#### [TASK STATEMENT]
Give the entries again, word for word.

* BEGIN GIVEN ENTRIES *

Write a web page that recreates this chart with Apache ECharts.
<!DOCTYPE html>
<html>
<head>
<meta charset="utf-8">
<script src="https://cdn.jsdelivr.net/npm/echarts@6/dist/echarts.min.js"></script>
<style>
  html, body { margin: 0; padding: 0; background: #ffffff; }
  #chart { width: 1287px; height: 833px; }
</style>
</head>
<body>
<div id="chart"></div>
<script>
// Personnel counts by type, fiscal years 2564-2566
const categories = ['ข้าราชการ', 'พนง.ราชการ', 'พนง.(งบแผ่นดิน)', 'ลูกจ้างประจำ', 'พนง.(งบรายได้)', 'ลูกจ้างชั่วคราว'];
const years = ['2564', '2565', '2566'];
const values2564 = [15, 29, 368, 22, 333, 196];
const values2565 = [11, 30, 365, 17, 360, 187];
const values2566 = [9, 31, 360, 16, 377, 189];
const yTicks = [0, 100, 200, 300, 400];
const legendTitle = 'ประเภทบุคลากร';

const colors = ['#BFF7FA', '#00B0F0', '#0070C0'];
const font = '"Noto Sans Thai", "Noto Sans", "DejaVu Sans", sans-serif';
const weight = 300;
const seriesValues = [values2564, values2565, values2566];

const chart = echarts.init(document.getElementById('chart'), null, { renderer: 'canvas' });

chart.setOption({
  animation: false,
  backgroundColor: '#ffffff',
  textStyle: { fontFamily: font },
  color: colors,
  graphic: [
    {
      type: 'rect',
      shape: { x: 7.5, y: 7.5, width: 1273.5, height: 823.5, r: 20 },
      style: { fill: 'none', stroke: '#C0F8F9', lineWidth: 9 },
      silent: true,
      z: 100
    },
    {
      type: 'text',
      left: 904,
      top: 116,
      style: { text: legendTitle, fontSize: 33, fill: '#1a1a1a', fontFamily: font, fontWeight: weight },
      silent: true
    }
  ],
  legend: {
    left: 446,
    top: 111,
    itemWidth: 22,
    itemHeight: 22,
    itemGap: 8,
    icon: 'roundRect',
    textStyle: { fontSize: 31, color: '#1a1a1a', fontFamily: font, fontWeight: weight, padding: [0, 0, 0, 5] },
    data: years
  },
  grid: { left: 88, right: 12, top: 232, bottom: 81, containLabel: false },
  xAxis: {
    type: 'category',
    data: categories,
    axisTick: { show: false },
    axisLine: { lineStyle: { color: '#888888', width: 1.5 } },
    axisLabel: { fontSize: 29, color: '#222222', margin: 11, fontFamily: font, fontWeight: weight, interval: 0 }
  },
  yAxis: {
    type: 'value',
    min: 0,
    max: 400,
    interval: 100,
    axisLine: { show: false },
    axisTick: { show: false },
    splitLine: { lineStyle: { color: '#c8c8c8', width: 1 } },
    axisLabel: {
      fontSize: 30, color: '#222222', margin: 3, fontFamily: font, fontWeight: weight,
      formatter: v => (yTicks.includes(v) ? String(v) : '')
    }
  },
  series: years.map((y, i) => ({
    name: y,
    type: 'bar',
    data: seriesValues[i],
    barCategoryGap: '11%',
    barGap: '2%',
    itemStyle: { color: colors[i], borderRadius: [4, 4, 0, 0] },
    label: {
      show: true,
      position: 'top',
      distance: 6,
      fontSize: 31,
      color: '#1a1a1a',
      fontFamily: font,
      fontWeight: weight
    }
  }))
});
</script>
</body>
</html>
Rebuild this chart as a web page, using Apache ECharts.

* END GIVEN ENTRIES *

#### [REPLY]
Write a web page that recreates this chart with Apache ECharts.
<!DOCTYPE html>
<html>
<head>
<meta charset="utf-8">
<script src="https://cdn.jsdelivr.net/npm/echarts@6/dist/echarts.min.js"></script>
<style>
  html, body { margin: 0; padding: 0; background: #ffffff; }
  #chart { width: 1287px; height: 833px; }
</style>
</head>
<body>
<div id="chart"></div>
<script>
// Personnel counts by type, fiscal years 2564-2566
const categories = ['ข้าราชการ', 'พนง.ราชการ', 'พนง.(งบแผ่นดิน)', 'ลูกจ้างประจำ', 'พนง.(งบรายได้)', 'ลูกจ้างชั่วคราว'];
const years = ['2564', '2565', '2566'];
const values2564 = [15, 29, 368, 22, 333, 196];
const values2565 = [11, 30, 365, 17, 360, 187];
const values2566 = [9, 31, 360, 16, 377, 189];
const yTicks = [0, 100, 200, 300, 400];
const legendTitle = 'ประเภทบุคลากร';

const colors = ['#BFF7FA', '#00B0F0', '#0070C0'];
const font = '"Noto Sans Thai", "Noto Sans", "DejaVu Sans", sans-serif';
const weight = 300;
const seriesValues = [values2564, values2565, values2566];

const chart = echarts.init(document.getElementById('chart'), null, { renderer: 'canvas' });

chart.setOption({
  animation: false,
  backgroundColor: '#ffffff',
  textStyle: { fontFamily: font },
  color: colors,
  graphic: [
    {
      type: 'rect',
      shape: { x: 7.5, y: 7.5, width: 1273.5, height: 823.5, r: 20 },
      style: { fill: 'none', stroke: '#C0F8F9', lineWidth: 9 },
      silent: true,
      z: 100
    },
    {
      type: 'text',
      left: 904,
      top: 116,
      style: { text: legendTitle, fontSize: 33, fill: '#1a1a1a', fontFamily: font, fontWeight: weight },
      silent: true
    }
  ],
  legend: {
    left: 446,
    top: 111,
    itemWidth: 22,
    itemHeight: 22,
    itemGap: 8,
    icon: 'roundRect',
    textStyle: { fontSize: 31, color: '#1a1a1a', fontFamily: font, fontWeight: weight, padding: [0, 0, 0, 5] },
    data: years
  },
  grid: { left: 88, right: 12, top: 232, bottom: 81, containLabel: false },
  xAxis: {
    type: 'category',
    data: categories,
    axisTick: { show: false },
    axisLine: { lineStyle: { color: '#888888', width: 1.5 } },
    axisLabel: { fontSize: 29, color: '#222222', margin: 11, fontFamily: font, fontWeight: weight, interval: 0 }
  },
  yAxis: {
    type: 'value',
    min: 0,
    max: 400,
    interval: 100,
    axisLine: { show: false },
    axisTick: { show: false },
    splitLine: { lineStyle: { color: '#c8c8c8', width: 1 } },
    axisLabel: {
      fontSize: 30, color: '#222222', margin: 3, fontFamily: font, fontWeight: weight,
      formatter: v => (yTicks.includes(v) ? String(v) : '')
    }
  },
  series: years.map((y, i) => ({
    name: y,
    type: 'bar',
    data: seriesValues[i],
    barCategoryGap: '11%',
    barGap: '2%',
    itemStyle: { color: colors[i], borderRadius: [4, 4, 0, 0] },
    label: {
      show: true,
      position: 'top',
      distance: 6,
      fontSize: 31,
      color: '#1a1a1a',
      fontFamily: font,
      fontWeight: weight
    }
  }))
});
</script>
</body>
</html>
Rebuild this chart as a web page, using Apache ECharts.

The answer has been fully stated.